One of the things I’ve become used to over the years is the incessant questions about my favorite Central American country.

 

I won’t identify it here, but it’s a wonderful place, full of wonderful people and breathtaking scenery. I am constantly being asked about the place.

 

It’s probably the property I bought, or the frequent trips I take, or the occasional cell phone conversation in my always-improving Spanish that someone overhears when I’m talking to a friend who lives down there. Whatever the reason, there seems to be a universal sense of curiosity about my favorite foreign country among those who haven’t visited.

 

Years ago, I could talk without ceasing about the place. There was no detail too unimportant to communicate to anyone who would listen about this then-recent discovery of mine – I was everyone’s personal tour guide and sounding board and I enjoyed the role.

 

But as time has gone by, I have found myself becoming more and more reluctant to divulge that I know anything at all about the place.

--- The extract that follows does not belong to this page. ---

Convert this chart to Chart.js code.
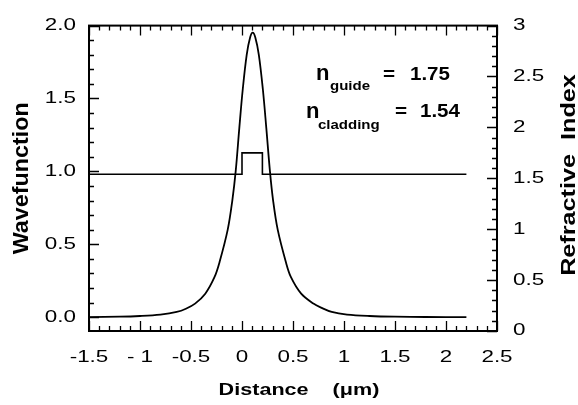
<!DOCTYPE html>
<html>
<head>
<meta charset="utf-8">
<script src="https://cdn.jsdelivr.net/npm/chart.js@4"></script>
<style>
  html, body { margin: 0; padding: 0; background: #fff; }
  canvas { display: block; }
</style>
</head>
<body>
<canvas id="c" width="578" height="405"></canvas>
<script>
// ---- data ----
const waveX = [-1.5, -1.2, -1.0, -0.8, -0.64, -0.55, -0.46, -0.36, -0.27, -0.22, -0.14, -0.095, -0.062, -0.026, 0.007, 0.046, 0.08, 0.105, 0.13, 0.165, 0.205, 0.238, 0.274, 0.305, 0.35, 0.43, 0.48, 0.58, 0.70, 0.78, 0.88, 1.03, 1.25, 1.5, 1.8, 2.2];
const waveY = [0.0, 0.003, 0.008, 0.018, 0.036, 0.058, 0.093, 0.161, 0.274, 0.378, 0.60, 0.80, 1.00, 1.30, 1.56, 1.80, 1.92, 1.952, 1.92, 1.80, 1.56, 1.30, 1.00, 0.80, 0.60, 0.378, 0.274, 0.161, 0.093, 0.064, 0.036, 0.018, 0.008, 0.003, 0.001, 0.0];
const indexX = [-1.5, 0.0, 0.0, 0.2, 0.2, 2.2];
const indexY = [1.54, 1.54, 1.75, 1.75, 1.54, 1.54];
const xTickValues = [-1.5, -1, -0.5, 0, 0.5, 1, 1.5, 2, 2.5];
const xTickLabels = ['-1.5', '- 1', '-0.5', '0', '0.5', '1', '1.5', '2', '2.5'];
const yLeftTickValues = [0, 0.5, 1, 1.5, 2];
const yLeftTickLabels = ['0.0', '0.5', '1.0', '1.5', '2.0'];
const yRightTickValues = [0, 0.5, 1, 1.5, 2, 2.5, 3];
const yRightTickLabels = ['0', '0.5', '1', '1.5', '2', '2.5', '3'];
const nGuide = '1.75';
const nCladding = '1.54';

const FONT = '"Liberation Sans", Arial, Helvetica, sans-serif';

const canvas = document.getElementById('c');
const ctx = canvas.getContext('2d');

// horizontal text stretch (reference lettering is wide)
const origFill = CanvasRenderingContext2D.prototype.fillText;
let forcedStretch = null;
const stretchByText = { 'Wavefunction': 1.06, '  Distance    (μm)': 1.27 };
ctx.fillText = function (t, x, y, mw) {
  let s = forcedStretch;
  if (s === null) {
    s = stretchByText[t] !== undefined ? stretchByText[t] : (/bold/.test(this.font) ? 1.2 : 1.4);
  }
  this.save();
  this.translate(x, y);
  this.scale(s, 1);
  origFill.call(this, t, 0, 0);
  this.restore();
};

const pts = (xs, ys) => xs.map((x, i) => ({ x: x, y: ys[i] }));

const framePlugin = {
  id: 'frame',
  afterDraw(chart) {
    const c = chart.ctx;
    const a = chart.chartArea;
    const sx = chart.scales.x, yl = chart.scales.y, yr = chart.scales.y2;
    c.save();
    c.strokeStyle = '#000';
    c.lineWidth = 2;
    c.strokeRect(a.left, a.top, a.right - a.left, a.bottom - a.top);
    c.lineWidth = 1.3;
    c.beginPath();
    // x ticks (bottom upward, top downward)
    for (let k = -15; k <= 25; k++) {
      const v = k / 10;
      const px = Math.round(sx.getPixelForValue(v)) + 0.5;
      const major = (k % 5 === 0);
      const L = major ? 10 : 5;
      c.moveTo(px, a.bottom); c.lineTo(px, a.bottom - L);
      c.moveTo(px, a.top); c.lineTo(px, a.top + L);
    }
    // left ticks
    for (let k = 0; k <= 20; k++) {
      const py = Math.round(yl.getPixelForValue(k / 10)) + 0.5;
      const L = (k % 5 === 0) ? 10 : 5;
      c.moveTo(a.left, py); c.lineTo(a.left + L, py);
    }
    // right ticks
    for (let k = 0; k <= 30; k++) {
      const py = Math.round(yr.getPixelForValue(k / 10)) + 0.5;
      const L = (k % 5 === 0) ? 10 : 5;
      c.moveTo(a.right, py); c.lineTo(a.right - L, py);
    }
    c.stroke();

    // annotations
    c.fillStyle = '#000';
    c.textAlign = 'left';
    c.textBaseline = 'alphabetic';
    const put = (txt, x, y, size, st) => {
      c.font = 'bold ' + size + 'px ' + FONT;
      forcedStretch = st;
      c.fillText(txt, x, y);
      forcedStretch = null;
    };
    put('n', 316, 80, 22, 1.0);
    put('guide', 330, 90, 12, 1.25);
    put('=', 383, 80, 18, 1.15);
    put(nGuide, 410, 80, 18, 1.14);
    put('n', 306, 118, 22, 1.0);
    put('cladding', 318, 129, 12, 1.25);
    put('=', 395, 117, 18, 1.15);
    put(nCladding, 420, 117, 18, 1.14);

    // right axis title (reads bottom to top)
    c.save();
    c.translate(569, 175);
    c.rotate(-Math.PI / 2);
    c.textAlign = 'center';
    c.textBaseline = 'middle';
    c.font = 'bold 21px ' + FONT;
    forcedStretch = 1.2;
    c.fillText('Refractive  Index', 0, 0);
    forcedStretch = null;
    c.restore();
    c.restore();
  }
};

new Chart(canvas, {
  type: 'scatter',
  data: {
    datasets: [
      {
        label: 'Wavefunction',
        data: pts(waveX, waveY),
        showLine: true,
        borderColor: '#000',
        borderWidth: 1.8,
        pointRadius: 0,
        tension: 0.35,
        yAxisID: 'y'
      },
      {
        label: 'Refractive Index',
        data: pts(indexX, indexY),
        showLine: true,
        borderColor: '#000',
        borderWidth: 1.6,
        pointRadius: 0,
        tension: 0,
        yAxisID: 'y2'
      }
    ]
  },
  options: {
    responsive: false,
    animation: false,
    devicePixelRatio: 1,
    layout: { padding: { left: 0, right: 0, top: 22, bottom: 0 } },
    plugins: { legend: { display: false }, tooltip: { enabled: false } },
    scales: {
      x: {
        type: 'linear',
        position: 'bottom',
        min: -1.5, max: 2.5,
        grid: { display: false, drawTicks: false },
        border: { display: false },
        afterBuildTicks: s => { s.ticks = xTickValues.map(v => ({ value: v })); },
        afterFit: s => { s.height = 74; },
        ticks: {
          padding: 17,
          color: '#000',
          font: { family: FONT, size: 16 },
          maxRotation: 0, autoSkip: false,
          callback: (v, i) => xTickLabels[i]
        },
        title: {
          display: true,
          text: '  Distance    (μm)',
          color: '#000',
          font: { family: FONT, size: 17, weight: 'bold' },
          padding: { top: 0, bottom: 4 }
        }
      },
      y: {
        type: 'linear',
        position: 'left',
        min: -0.095, max: 2.0,
        grid: { display: false, drawTicks: false },
        border: { display: false },
        afterBuildTicks: s => { s.ticks = yLeftTickValues.map(v => ({ value: v })); },
        afterFit: s => { s.width = 89; },
        ticks: {
          padding: 13,
          color: '#000',
          font: { family: FONT, size: 16 },
          callback: (v, i) => yLeftTickLabels[i]
        },
        title: {
          display: true,
          text: 'Wavefunction',
          color: '#000',
          font: { family: FONT, size: 22, weight: 'bold' },
          padding: { top: 9, bottom: 0 }
        }
      },
      y2: {
        type: 'linear',
        position: 'right',
        min: 0, max: 3,
        grid: { display: false, drawTicks: false },
        border: { display: false },
        afterBuildTicks: s => { s.ticks = yRightTickValues.map(v => ({ value: v })); },
        afterFit: s => { s.width = 81; },
        ticks: {
          padding: 16,
          color: '#000',
          font: { family: FONT, size: 16 },
          callback: (v, i) => yRightTickLabels[i]
        }
      }
    }
  },
  plugins: [framePlugin]
});
</script>
</body>
</html>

Indeed, in this essay I am refusing to even mention it by name.

 

Why is that?

 

There are many reasons. Over the years, I have become more protective of my family’s privacy and safety, and have taken a number of steps to insure their security. It wouldn’t do for me to talk too much about exactly where we go or where we have property.

 

And I have – regrettably - become a NIMBY. Once I obtained property there, I found myself not wanting anyone else to do the same. Yankee investors in Central America are rapidly becoming a plague. Being one of them, I should know.

 

And then there is the time factor: I rarely have the time these days to sit around providing free travel advice about a land far away where I’d prefer they not visit anyway.

 

Finally, there are the hazards of airplane travel. Countless plane trips down there have taught me to avoid my fellow travelers when possible, but to always respond in the negative if I am asked “Have you ever been here before?” If I answer “yes,” I will spend the next several hours being hectored about what kind of food do they have and what’s the weather like and are the people friendly and do they speak English and is it like the last place where I took a vacation and how come you look so annoyed when I ask you 200 questions about this place that I should have researched before I bought a freakin’ plane ticket…

 

You see, I have become quite the curmudgeon in my old age.

 

But despite my complaints, I’m not really all that reticent to talk about the place. Hell, I’m writing about it now. But I’m doing it on my terms, and that’s how I prefer to do it. I still get excited about my favorite foreign country, and am constantly dreaming of the day when I can finally spend most of my time there. But I have learned that the novelty of paradise eventually wears off for those who are serious about it, and that no amount of talking or writing will truly enlighten another person about this place I one day hope to call home.

 

It’s like religion. No one can do it for you - you have to do it on your own.

 

So if we should meet, feel free to ask me all about it – but please don’t feel badly if I suggest that you check it out for yourself.